Total accessibility exists inside the Tram. The guidelines to ensure this began to be drawn up during the project phase, in conjunction with ONCE and the DFA Foundation, with an agreement reached establishing 40 measures.
1. There is no gap between door and platform when accessing the carriages at the stops on Line 1.
2. At the double doors, the carriages have ramps which extend prior to the doors opening to ensure no 'gap' exists.
3. The single doors have a permanent footboard to achieve the same result. Full access for people with reduced mobility, as well as for people with prams or shopping carts.
4. All of the Tram doors have a yellow stripe to indicate the border with the platform. These have grooves so they are easily detectable.
5. The double doors have a stripe on their central band which provides a contrast in the middle when the doors are closed.
6. The doors are a different colour from the rest of the vehicle.
7. The Tram has 6 doors on either side, 4 of them double, to ensure smooth transit.
8. The floor has a layer of granular rubber to prevent falls, particularly when it is raining or snowing.
9. In the design, there are up to 30 colour contrast points for people who are visually impaired.
10. The ticket machines are held in place by rails in a 'Y' shape and thus are easy for the blind to find using their canes.
11. The handholds have closed ends and at the doorways are bent round.
12. Their placement allows a person to move from the front to the back of the Tram, while always being able to hold on to a handhold.
13. All sharp edges have been eliminated so as not to hamper wheelchairs or people with reduced mobility.
14. Texts are written in lower case (in accordance with ONCE specifications) so as to be easier to read.
15. The 'Verdana' font was chosen because of the simplicity of its form.
16. All messages are printed in colours that are clearly contrasted and of an easily readable size.
17. The spaces for the wheelchairs are in carriages 2 and 4 (there are 5); they are clearly indicated both on the inside and on the outside.
18. Each of these spaces has a seatbelt.
19. There is a call button at the right height for people in wheelchairs.

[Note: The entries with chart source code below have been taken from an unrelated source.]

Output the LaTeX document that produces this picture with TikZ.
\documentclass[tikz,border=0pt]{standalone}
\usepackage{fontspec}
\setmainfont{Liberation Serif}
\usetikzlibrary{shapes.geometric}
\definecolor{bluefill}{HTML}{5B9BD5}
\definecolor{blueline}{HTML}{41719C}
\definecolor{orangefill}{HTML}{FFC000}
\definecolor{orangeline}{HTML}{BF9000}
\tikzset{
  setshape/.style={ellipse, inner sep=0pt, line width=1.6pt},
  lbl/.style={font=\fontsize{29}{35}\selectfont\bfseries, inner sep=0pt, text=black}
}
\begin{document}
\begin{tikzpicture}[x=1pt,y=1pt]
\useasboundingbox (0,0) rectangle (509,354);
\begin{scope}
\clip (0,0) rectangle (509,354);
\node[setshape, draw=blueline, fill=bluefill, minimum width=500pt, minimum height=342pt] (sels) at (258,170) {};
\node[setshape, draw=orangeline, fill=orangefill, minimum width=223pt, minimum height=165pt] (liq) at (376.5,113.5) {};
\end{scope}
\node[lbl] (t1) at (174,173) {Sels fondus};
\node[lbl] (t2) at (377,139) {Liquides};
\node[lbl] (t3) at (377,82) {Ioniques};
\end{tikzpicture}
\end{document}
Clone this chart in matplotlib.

Once pressed, this tells the driver that a person in a wheelchair wishes to leave the Tram.
20. In addition to the four wheelchair spaces, each vehicle has a further 16 seats reserved and indicated for people with reduced mobility. These seats are those closest to the doors.
21. There is a call button that warns the driver when a person with reduced mobility wishes to get out.
22. In carriages 2 and 4 , there are seats with an ischiatic support (next to the doors) - vertical wooden elements to support the back. They are for people who cannot sit on a conventional seat.
23. In the tram, all stops are announced prior to arrival.
24. The yellow paving chosen features a type of tactile cylinder which prevents wheelchairs from getting stuck.
25. The text at the stop is written in lower case (in accordance with ONCE specifications) so as to be easier to read.
26. The stop has a bench which features an area with ischiatic support.
27. Contrasting colours have been chosen and the ticket machines have an on-screen option for people with reduced sight.
28. Push a button to access this mode and the letters are enlarged. All on-screen instructions also have a voice option.
29. All of the functions have text in Braille. Also, pressing the 'i' button puts you in direct contact with an operator through the intercom system.
30. The operator can perform the task requested by the user directly from the control centre.
31. The ticket machine area has tactile paving so that the blind can find it easily.
32. All of the stops have a tannoy system to communicate any incident that might happen at a stop. The sound has been set in accordance with ONCE specifications.
33. The cylinders have been chosen so as not to inconvenience the blind with their canes, prams or manually operated wheelchairs.
34. The paving has grooves which indicate the direction of the pavement to the blind.
35. The curbs at all crossings - whether road or tramway - are lowered.
36. Prior to the urban renovation, the boulevard was criss-crossed in numerous places, meaning that pedestrians had to move off the walkway onto the pavements at the side of the road. Now the walkway runs for 1,730 metres to the heart of the city.
37. The activation of this app on your mobile means that when the device approaches a traffic light, it detects the light and activates the warning sound function so the blind person knows whether it is red or green.
38. This system also works with a specific device that ONCE provides its members.
39. In the pedestrianised section of Coso, a slightly elevated edge has been installed so that people with reduced sight can notice the distinction between pavement and tramway.
40. The intermediate areas between the tramways and the road have been painted in an orangey-red so that they can be seen by people with reduced sight. In addition the paving is different.